Laughter may even help you to live longer. A study in Norway found that people with a strong sense of humor outlived those who don’t laugh as much. The difference was particularly notable for those battling cancer.
“Laughter helps you stay mentally healthy
Laughter makes you feel good. And this positive feeling remains with you even after the laughter subsides. Humor helps you keep a positive, optimistic outlook through difficult situations, disappointments, and loss.
More than just a respite from sadness and pain, laughter gives you the courage and strength to find new sources of meaning and hope. Even in the most difficult of times, a laugh–or even simply a smile–can go a long way toward making you feel better. And laughter really is contagious—just hearing laughter primes your brain and readies you to smile and join in the fun.”

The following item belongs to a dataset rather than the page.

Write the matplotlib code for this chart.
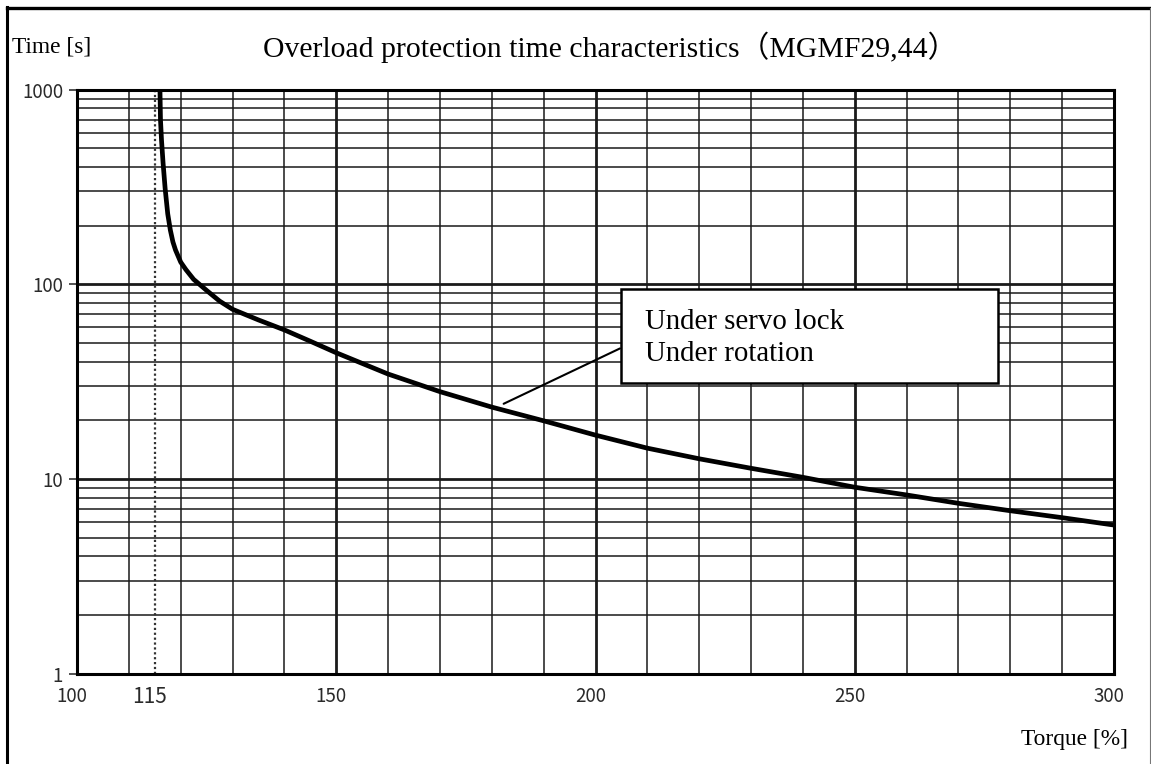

“I believe God may have given people a means to help deal with stressful times and trying circumstances by the simple remedy of laughter. Psalm 2:4 say, He who sits in the heavens shall laugh He who sits in the heavens shall laugh; Proverbs 31:25 says Strength and dignity are her clothing and she laughs at the time to come. Laughter is a gift for our enjoyment. I cannot help but think that God created laughter on this earth for His amusement, too. In the Book of Genesis, it is written, God has made me laugh, and all who hear will laugh with me. ~Genesis 21:6
“God is the One who thought to include smiles on our faces. God is the One who created the sounds of joy and excitement when we laugh. He is the One who thought to include a dimension to life that helps chase away the blues on cloudy days. I believe God’s plans for laughter in our lives serve many purposes.
“Humor and laughter also give our minds an opportunity to rest, which can lead to gaining new perspective or insight into our current situation, relationships, or circumstances. Learning to incorporate humor and laughter into our daily routines can help change our lives and reduce the negative impact of stress.”
In the midst of mid-winter, when we are in danger of succumbing to Spiritual Affective Disorder, we can use laughter to point us to the light. To the light that our scripture says has been seen, the light that overcomes darkness, the light that is the light of Christ. Laughter is truly the best medicine; laughter reminds us not to take ourselves too seriously; and laughter connects us with God.
Let us pray: Glorious, hysterical,
funny God! We thank you for the gift of laughter. We thank you for laugh-lines, for sore cheek
muscles when we laugh too much, we thank you for the boost laughter gives to
our lives, spiritually, emotionally and physically. When things get tough, remind us to laugh
more, pray more and trust in you more.